━━━ Dataset excerpt ━━━

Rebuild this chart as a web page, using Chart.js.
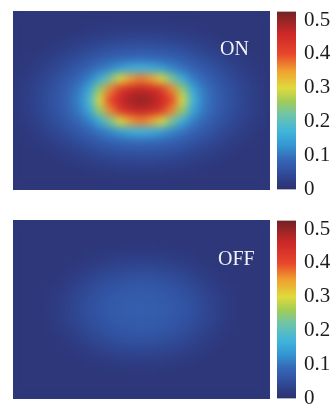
<!DOCTYPE html>
<html>
<head>
<meta charset="utf-8">
<script src="https://cdn.jsdelivr.net/npm/chart.js"></script>
<style>
  body { margin: 0; background: #fff; width: 334px; height: 405px; overflow: hidden; position: relative; }
  canvas { position: absolute; }
  .tag { position: absolute; font: 20px/20px "Liberation Serif", serif; color: #f2f2f6; white-space: nowrap; }
</style>
</head>
<body>
<canvas id="mapOn" width="257" height="179" style="left:13px;top:11px"></canvas>
<canvas id="barOn" width="57" height="219" style="left:277px;top:-9px"></canvas>
<div class="tag" style="left:220px;top:38px">ON</div>

<canvas id="mapOff" width="257" height="179" style="left:13px;top:220px"></canvas>
<canvas id="barOff" width="57" height="219" style="left:277px;top:200px"></canvas>
<div class="tag" style="left:218px;top:248px">OFF</div>

<script>
// colorbar range + tick labels
const colorbarRange = [0, 0.525]
const colorbarTicks = [0, 0.1, 0.2, 0.3, 0.4, 0.5]

const onGrid = [
  [.012,.012,.012,.012,.012,.012,.012,.012,.012,.012,.012,.012,.012,.012,.012,.012,.012,.012,.012,.012,.012,.012,.012,.012,.012],
  [.012,.012,.012,.012,.012,.012,.013,.015,.016,.018,.019,.02,.02,.02,.019,.018,.016,.015,.013,.012,.012,.012,.012,.012,.012],
  [.012,.012,.012,.012,.014,.017,.021,.024,.027,.03,.032,.034,.035,.034,.032,.03,.027,.024,.021,.017,.014,.012,.012,.012,.012],
  [.012,.012,.013,.017,.022,.027,.032,.038,.045,.05,.054,.056,.057,.056,.054,.05,.045,.038,.032,.027,.022,.017,.013,.012,.012],
  [.012,.015,.019,.025,.032,.039,.049,.059,.068,.077,.084,.088,.09,.088,.084,.077,.068,.059,.049,.039,.032,.025,.019,.015,.012],
  [.014,.019,.026,.033,.043,.055,.068,.083,.10,.117,.14,.16,.17,.16,.14,.117,.10,.083,.068,.055,.043,.033,.026,.019,.014],
  [.017,.023,.031,.042,.055,.07,.088,.113,.16,.23,.30,.35,.37,.35,.30,.23,.16,.113,.088,.07,.055,.042,.031,.023,.017],
  [.019,.026,.036,.048,.063,.082,.107,.155,.255,.365,.43,.46,.47,.46,.43,.365,.255,.155,.107,.082,.063,.048,.036,.026,.019],
  [.02,.027,.037,.05,.066,.086,.115,.18,.30,.405,.46,.49,.50,.49,.46,.405,.30,.18,.115,.086,.066,.05,.037,.027,.02],
  [.019,.026,.036,.048,.063,.082,.107,.155,.255,.365,.43,.46,.47,.46,.43,.365,.255,.155,.107,.082,.063,.048,.036,.026,.019],
  [.017,.023,.031,.042,.055,.07,.088,.113,.16,.23,.30,.35,.37,.35,.30,.23,.16,.113,.088,.07,.055,.042,.031,.023,.017],
  [.014,.019,.026,.033,.043,.055,.068,.083,.10,.117,.14,.16,.17,.16,.14,.117,.10,.083,.068,.055,.043,.033,.026,.019,.014],
  [.012,.015,.019,.025,.032,.039,.049,.059,.068,.077,.084,.088,.09,.088,.084,.077,.068,.059,.049,.039,.032,.025,.019,.015,.012],
  [.012,.012,.013,.017,.022,.027,.032,.038,.045,.05,.054,.056,.057,.056,.054,.05,.045,.038,.032,.027,.022,.017,.013,.012,.012],
  [.012,.012,.012,.012,.014,.017,.021,.024,.027,.03,.032,.034,.035,.034,.032,.03,.027,.024,.021,.017,.014,.012,.012,.012,.012],
  [.012,.012,.012,.012,.012,.012,.013,.015,.016,.018,.019,.02,.02,.02,.019,.018,.016,.015,.013,.012,.012,.012,.012,.012,.012],
  [.012,.012,.012,.012,.012,.012,.012,.012,.012,.012,.012,.012,.012,.012,.012,.012,.012,.012,.012,.012,.012,.012,.012,.012,.012]
]

// same for OFF
const offGrid = [
  [.012,.012,.012,.012,.012,.012,.012,.012,.012,.012,.012,.012,.012,.012,.012,.012,.012,.012,.012,.012,.012,.012,.012,.012,.012],
  [.012,.012,.012,.012,.012,.012,.012,.012,.012,.012,.012,.012,.012,.012,.012,.012,.012,.012,.012,.012,.012,.012,.012,.012,.012],
  [.012,.012,.012,.012,.012,.012,.012,.012,.013,.014,.014,.015,.015,.015,.014,.014,.013,.012,.012,.012,.012,.012,.012,.012,.012],
  [.012,.012,.012,.012,.012,.012,.014,.016,.019,.021,.024,.025,.025,.025,.024,.021,.019,.016,.014,.012,.012,.012,.012,.012,.012],
  [.012,.012,.012,.012,.013,.016,.02,.025,.029,.033,.036,.038,.039,.038,.036,.033,.029,.025,.02,.016,.013,.012,.012,.012,.012],
  [.012,.012,.012,.013,.016,.021,.027,.034,.042,.047,.052,.054,.055,.054,.052,.047,.042,.034,.027,.021,.016,.013,.012,.012,.012],
  [.012,.012,.012,.015,.02,.027,.035,.044,.052,.058,.063,.066,.067,.066,.063,.058,.052,.044,.035,.027,.02,.015,.012,.012,.012],
  [.012,.012,.013,.017,.024,.032,.041,.051,.058,.065,.07,.072,.073,.072,.07,.065,.058,.051,.041,.032,.024,.017,.013,.012,.012],
  [.012,.012,.014,.018,.025,.033,.043,.053,.061,.068,.072,.075,.075,.075,.072,.068,.061,.053,.043,.033,.025,.018,.014,.012,.012],
  [.012,.012,.013,.017,.024,.032,.041,.051,.058,.065,.07,.072,.073,.072,.07,.065,.058,.051,.041,.032,.024,.017,.013,.012,.012],
  [.012,.012,.012,.015,.02,.027,.035,.044,.052,.058,.063,.066,.067,.066,.063,.058,.052,.044,.035,.027,.02,.015,.012,.012,.012],
  [.012,.012,.012,.013,.016,.021,.027,.034,.042,.047,.052,.054,.055,.054,.052,.047,.042,.034,.027,.021,.016,.013,.012,.012,.012],
  [.012,.012,.012,.012,.013,.016,.02,.025,.029,.033,.036,.038,.039,.038,.036,.033,.029,.025,.02,.016,.013,.012,.012,.012,.012],
  [.012,.012,.012,.012,.012,.012,.014,.016,.019,.021,.024,.025,.025,.025,.024,.021,.019,.016,.014,.012,.012,.012,.012,.012,.012],
  [.012,.012,.012,.012,.012,.012,.012,.012,.013,.014,.014,.015,.015,.015,.014,.014,.013,.012,.012,.012,.012,.012,.012,.012,.012],
  [.012,.012,.012,.012,.012,.012,.012,.012,.012,.012,.012,.012,.012,.012,.012,.012,.012,.012,.012,.012,.012,.012,.012,.012,.012],
  [.012,.012,.012,.012,.012,.012,.012,.012,.012,.012,.012,.012,.012,.012,.012,.012,.012,.012,.012,.012,.012,.012,.012,.012,.012]
]

// washed out jet, sampled from the colorbar in the picture
const cmapStops = [
  [0.000, [44, 50, 112]],
  [0.020, [46, 58, 128]],
  [0.050, [48, 78, 156]],
  [0.090, [54, 104, 184]],
  [0.130, [52, 150, 210]],
  [0.170, [64, 180, 220]],
  [0.220, [110, 196, 170]],
  [0.260, [160, 204, 90]],
  [0.300, [224, 218, 60]],
  [0.350, [240, 160, 48]],
  [0.400, [232, 70, 44]],
  [0.460, [204, 40, 40]],
  [0.500, [150, 36, 36]],
  [0.525, [110, 36, 40]]
]

function cmap(v){
  if (v <= cmapStops[0][0]) return rgb(cmapStops[0][1])
  for (let i = 1; i < cmapStops.length; i++) {
    const [v1, c1] = cmapStops[i]
    if (v <= v1) {
      const [v0, c0] = cmapStops[i-1]
      const t = (v - v0) / (v1 - v0)
      return rgb(c0.map((c, k) => c + (c1[k] - c) * t))
    }
  }
  return rgb(cmapStops[cmapStops.length-1][1])
}
function rgb(c){ return `rgb(${c.map(Math.round).join(',')})` }

// smooth the cell grid like the picture (post-draw blur of the plot area)
const softMap = {
  id: 'softMap',
  afterDatasetsDraw(chart){
    const {ctx, canvas} = chart
    const off = document.createElement('canvas')
    off.width = canvas.width
    off.height = canvas.height
    off.getContext('2d').drawImage(canvas, 0, 0)
    ctx.save()
    ctx.fillStyle = cmap(0.012)
    ctx.fillRect(0, 0, canvas.width, canvas.height)
    ctx.filter = 'blur(4px)'
    ctx.drawImage(off, 0, 0)
    ctx.restore()
  }
}

function heatmap(id, grid){
  const rows = grid.length, cols = grid[0].length
  const el = document.getElementById(id)
  // cell size from the canvas (plot area fills it)
  const cell = Math.max(el.width / cols, el.height / rows)
  const pts = []
  grid.forEach((row, r) => row.forEach((v, c) => pts.push({x: c, y: r, v: v})))
  return new Chart(el, {
    type: 'scatter',
    data: { datasets: [{
      data: pts,
      pointStyle: 'rect',
      pointBorderWidth: 0,
      pointBackgroundColor: ctx => cmap(ctx.raw ? ctx.raw.v : 0),
      pointRadius: (cell + 1.2) / Math.SQRT2,
      pointHoverRadius: (cell + 1.2) / Math.SQRT2
    }]},
    options: {
      responsive: false,
      animation: false,
      events: [],
      layout: { padding: 0, autoPadding: false },
      plugins: { legend: {display: false}, tooltip: {enabled: false} },
      scales: {
        x: { type: 'linear', min: -0.5, max: cols - 0.5, display: false },
        y: { type: 'linear', min: -0.5, max: rows - 0.5, reverse: true, display: false }
      }
    },
    plugins: [softMap]
  })
}

function colorbar(id){
  return new Chart(document.getElementById(id), {
    type: 'bar',
    data: { labels: [''], datasets: [{
      data: [colorbarRange],
      borderWidth: 0,
      categoryPercentage: 1,
      barPercentage: 1,
      backgroundColor: ctx => {
        const a = ctx.chart.chartArea
        if (!a) return '#2c3270'
        const g = ctx.chart.ctx.createLinearGradient(0, a.bottom, 0, a.top)
        cmapStops.forEach(s => g.addColorStop(s[0] / colorbarRange[1], rgb(s[1])))
        return g
      }
    }]},
    options: {
      responsive: false,
      animation: false,
      events: [],
      layout: { padding: { top: 20, bottom: 20, left: 0, right: 0 } },
      plugins: { legend: {display: false}, tooltip: {enabled: false} },
      scales: {
        x: { display: false },
        y: {
          position: 'right',
          min: colorbarRange[0],
          max: colorbarRange[1],
          grid: { display: false, drawTicks: false },
          border: { display: false },
          afterBuildTicks: s => { s.ticks = colorbarTicks.map(v => ({value: v})) },
          afterFit: s => { s.width = 38 },
          ticks: {
            padding: 8,
            color: '#1c1c1c',
            font: { family: '"Liberation Serif", serif', size: 21 },
            callback: v => String(+Number(v).toFixed(1))
          }
        }
      }
    }
  })
}

heatmap('mapOn', onGrid)
heatmap('mapOff', offGrid)
colorbar('barOn')
colorbar('barOff')
</script>
</body>
</html>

━━━

Work to complete
Give again, word for word, every line from the top of the data above to the line holding "const colorbarTicks = [0, 0.1, 0.2, 0.3, 0.4, 0.5]", inclusive, with the pictures left out.

Solution below
Rebuild this chart as a web page, using Chart.js.
<!DOCTYPE html>
<html>
<head>
<meta charset="utf-8">
<script src="https://cdn.jsdelivr.net/npm/chart.js"></script>
<style>
  body { margin: 0; background: #fff; width: 334px; height: 405px; overflow: hidden; position: relative; }
  canvas { position: absolute; }
  .tag { position: absolute; font: 20px/20px "Liberation Serif", serif; color: #f2f2f6; white-space: nowrap; }
</style>
</head>
<body>
<canvas id="mapOn" width="257" height="179" style="left:13px;top:11px"></canvas>
<canvas id="barOn" width="57" height="219" style="left:277px;top:-9px"></canvas>
<div class="tag" style="left:220px;top:38px">ON</div>

<canvas id="mapOff" width="257" height="179" style="left:13px;top:220px"></canvas>
<canvas id="barOff" width="57" height="219" style="left:277px;top:200px"></canvas>
<div class="tag" style="left:218px;top:248px">OFF</div>

<script>
// colorbar range + tick labels
const colorbarRange = [0, 0.525]
const colorbarTicks = [0, 0.1, 0.2, 0.3, 0.4, 0.5]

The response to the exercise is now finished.